OK. Now down to the nuts and bolts. Nancy Johnson

bought this fair from Walter Larsen last year, and this was her first attempt at promoting it. In the months leading up to this event there was considerable whining on the ABAA chat line – “I sent my check two months ago and have yet to hear from her!” – And similar complaints. Her answering machine frequently played a reply that went something like, “I’m traveling in the mountains and am out of cell phone range.” It began to seem as if she was spending an awful lot of time in those mountains, out of cell phone range. Would there even be a San Francisco Fair? Would it be a giant mess?

Well, the answers are yes and no. Somehow everyone got their info kits on time. Setup went smoothly – Walter even put in an appearance – and the gates opened Saturday morning to one of the biggest and most enthusiastic crowds I’ve seen at that fair in recent years.

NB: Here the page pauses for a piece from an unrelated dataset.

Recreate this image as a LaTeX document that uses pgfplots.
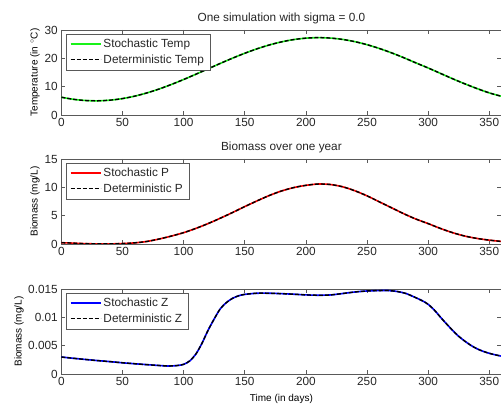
\documentclass[border=0pt]{standalone}
\usepackage{pgfplots}
\pgfplotsset{compat=1.18}
\usepackage{fontspec}
\setmainfont{Liberation Sans}
\newcommand{\myfont}{\fontsize{11.8}{13.5}\selectfont}
\definecolor{mgreen}{rgb}{0.1,0.95,0.1}
\definecolor{axgray}{gray}{0.35}
\pgfplotsset{
  myaxis/.style={
    scale only axis, width=440.2pt, height=85pt,
    xmin=0, xmax=360, xtick={0,50,...,350},
    anchor=south west,
    tick align=inside, major tick length=4pt,
    axis line style={axgray, line width=0.6pt},
    every tick/.style={axgray, line width=0.6pt},
    tick label style={font=\myfont, text=black!85},
    /pgf/number format/assume math mode=true,
    label style={font=\myfont, text=black!85},
    title style={font=\myfont, text=black!85, at={(axis description cs:0.5,1.03)}, anchor=base},
    every axis y label/.style={at={(axis description cs:-0.0598,0.5)}, rotate=90, anchor=center},
    legend style={font=\myfont, at={(axis description cs:0.01,0.953)}, anchor=north west,
      draw=axgray, fill=white, inner xsep=4pt, inner ysep=3pt,
      row sep=1.5pt, nodes={inner sep=2pt, text=black!85}},
    legend cell align=left,
    legend image code/.code={\draw[##1] (0pt,0pt) -- (30pt,0pt);},
    clip=true,
  },
  stoch/.style={line width=1.6pt, smooth},
  det/.style={black, line width=1.4pt, dash pattern=on 4pt off 2pt, smooth},
}
\begin{document}
\begin{tikzpicture}
\path[use as bounding box] (0,0) rectangle (501pt,413pt);
\clip (0,0) rectangle (501pt,413pt);
% ---------- Temperature ----------
\begin{axis}[myaxis, at={(61.3pt,298pt)},
  ymin=0, ymax=30, ytick={0,10,20,30},
  title={One simulation with sigma = 0.0},
  ylabel={Temperature (in $^{\circ}$C)}]
\addplot[stoch, color=mgreen] coordinates {
(0,6.27)(10,5.53)(20,5.11)(30,5.01)(40,5.24)(50,5.79)(60,6.65)(70,7.79)(80,9.18)(90,10.77)
(100,12.52)(110,14.38)(120,16.29)(130,18.20)(140,20.05)(150,21.78)(160,23.35)(170,24.70)
(180,25.80)(190,26.61)(200,27.12)(210,27.30)(220,27.15)(230,26.68)(240,25.89)(250,24.82)
(260,23.49)(270,21.95)(280,20.23)(290,18.39)(300,16.60)(310,14.70)(320,12.80)(330,11.00)
(340,9.33)(350,7.80)(360,6.60)};
\addlegendentry{Stochastic Temp}
\addplot[det] coordinates {
(0,6.27)(10,5.53)(20,5.11)(30,5.01)(40,5.24)(50,5.79)(60,6.65)(70,7.79)(80,9.18)(90,10.77)
(100,12.52)(110,14.38)(120,16.29)(130,18.20)(140,20.05)(150,21.78)(160,23.35)(170,24.70)
(180,25.80)(190,26.61)(200,27.12)(210,27.30)(220,27.15)(230,26.68)(240,25.89)(250,24.82)
(260,23.49)(270,21.95)(280,20.23)(290,18.39)(300,16.60)(310,14.70)(320,12.80)(330,11.00)
(340,9.33)(350,7.80)(360,6.60)};
\addlegendentry{Deterministic Temp}
\end{axis}
% ---------- Phytoplankton ----------
\begin{axis}[myaxis, at={(61.3pt,169pt)},
  ymin=0, ymax=15, ytick={0,5,10,15},
  title={Biomass over one year},
  ylabel={Biomass (mg/L)}]
\addplot[stoch, color=red] coordinates {
(0,0.22)(5,0.20)(10,0.15)(20,0.06)(30,0.02)(40,0.02)(50,0.08)(60,0.20)(70,0.45)(80,0.88)
(90,1.40)(100,2.00)(110,2.75)(120,3.60)(130,4.55)(140,5.55)(150,6.60)(160,7.60)(170,8.55)
(180,9.35)(190,9.95)(200,10.35)(210,10.58)(220,10.50)(230,10.10)(240,9.40)(250,8.50)
(260,7.45)(270,6.40)(280,5.35)(290,4.40)(300,3.60)(310,2.75)(320,2.00)(330,1.40)(340,0.98)
(350,0.68)(360,0.45)};
\addlegendentry{Stochastic P}
\addplot[det] coordinates {
(0,0.22)(5,0.20)(10,0.15)(20,0.06)(30,0.02)(40,0.02)(50,0.08)(60,0.20)(70,0.45)(80,0.88)
(90,1.40)(100,2.00)(110,2.75)(120,3.60)(130,4.55)(140,5.55)(150,6.60)(160,7.60)(170,8.55)
(180,9.35)(190,9.95)(200,10.35)(210,10.58)(220,10.50)(230,10.10)(240,9.40)(250,8.50)
(260,7.45)(270,6.40)(280,5.35)(290,4.40)(300,3.60)(310,2.75)(320,2.00)(330,1.40)(340,0.98)
(350,0.68)(360,0.45)};
\addlegendentry{Deterministic P}
\end{axis}
% ---------- Zooplankton ----------
\begin{axis}[myaxis, at={(61.3pt,39pt)},
  ymin=0, ymax=0.015, ytick={0,0.005,0.01,0.015},
  yticklabels={0,0.005,0.01,0.015}, scaled y ticks=false,
  xlabel={Time (in days)},
  every axis x label/.style={at={(axis description cs:0.5,-0.329)}, anchor=base},
  every axis y label/.style={at={(axis description cs:-0.0961,0.5)}, rotate=90, anchor=center},
  ylabel={Biomass (mg/L)}]
\addplot[stoch, color=blue] coordinates {
(0,0.00300)(10,0.00277)(20,0.00256)(30,0.00236)(40,0.00218)(50,0.00198)(60,0.00181)
(70,0.00165)(80,0.00150)(88,0.00141)(95,0.00150)(100,0.00170)(105,0.00230)(110,0.00350)
(115,0.00540)(120,0.00770)(125,0.00970)(130,0.01150)(135,0.01260)(140,0.01335)(145,0.01380)
(150,0.01405)(160,0.01425)(170,0.01425)(180,0.01418)(190,0.01408)(200,0.01396)(210,0.01390)
(220,0.01395)(230,0.01420)(240,0.01447)(250,0.01465)(260,0.01472)(267,0.01473)(275,0.01455)
(282,0.01420)(288,0.01365)(295,0.01295)(300,0.01230)(305,0.01130)(310,0.01005)(315,0.00885)
(320,0.00770)(325,0.00665)(330,0.00580)(335,0.00505)(340,0.00445)(345,0.00400)(350,0.00365)
(355,0.00338)(360,0.00315)};
\addlegendentry{Stochastic Z}
\addplot[det] coordinates {
(0,0.00300)(10,0.00277)(20,0.00256)(30,0.00236)(40,0.00218)(50,0.00198)(60,0.00181)
(70,0.00165)(80,0.00150)(88,0.00141)(95,0.00150)(100,0.00170)(105,0.00230)(110,0.00350)
(115,0.00540)(120,0.00770)(125,0.00970)(130,0.01150)(135,0.01260)(140,0.01335)(145,0.01380)
(150,0.01405)(160,0.01425)(170,0.01425)(180,0.01418)(190,0.01408)(200,0.01396)(210,0.01390)
(220,0.01395)(230,0.01420)(240,0.01447)(250,0.01465)(260,0.01472)(267,0.01473)(275,0.01455)
(282,0.01420)(288,0.01365)(295,0.01295)(300,0.01230)(305,0.01130)(310,0.01005)(315,0.00885)
(320,0.00770)(325,0.00665)(330,0.00580)(335,0.00505)(340,0.00445)(345,0.00400)(350,0.00365)
(355,0.00338)(360,0.00315)};
\addlegendentry{Deterministic Z}
\end{axis}
\end{tikzpicture}
\end{document}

And they kept coming until the middle of the afternoon. Yes, there were minor glitches. But remember the year Walter lost the showcases?

I like the mix of material at this show, and the democratic way auctioneers, book clubs, decorators, binders, and trade groups like IOBA share floor space with exhibitors. I think it adds to the energy of the event. The more rigidly controlled ABAA fairs can be rather ghettoized in that regard.

So, the machine has been fed. Spent about $15K getting that done. Now we're off to the Pasadena ABAA show to see what happens in that high end ghetto.

Whatever it is, you'll be the first to know.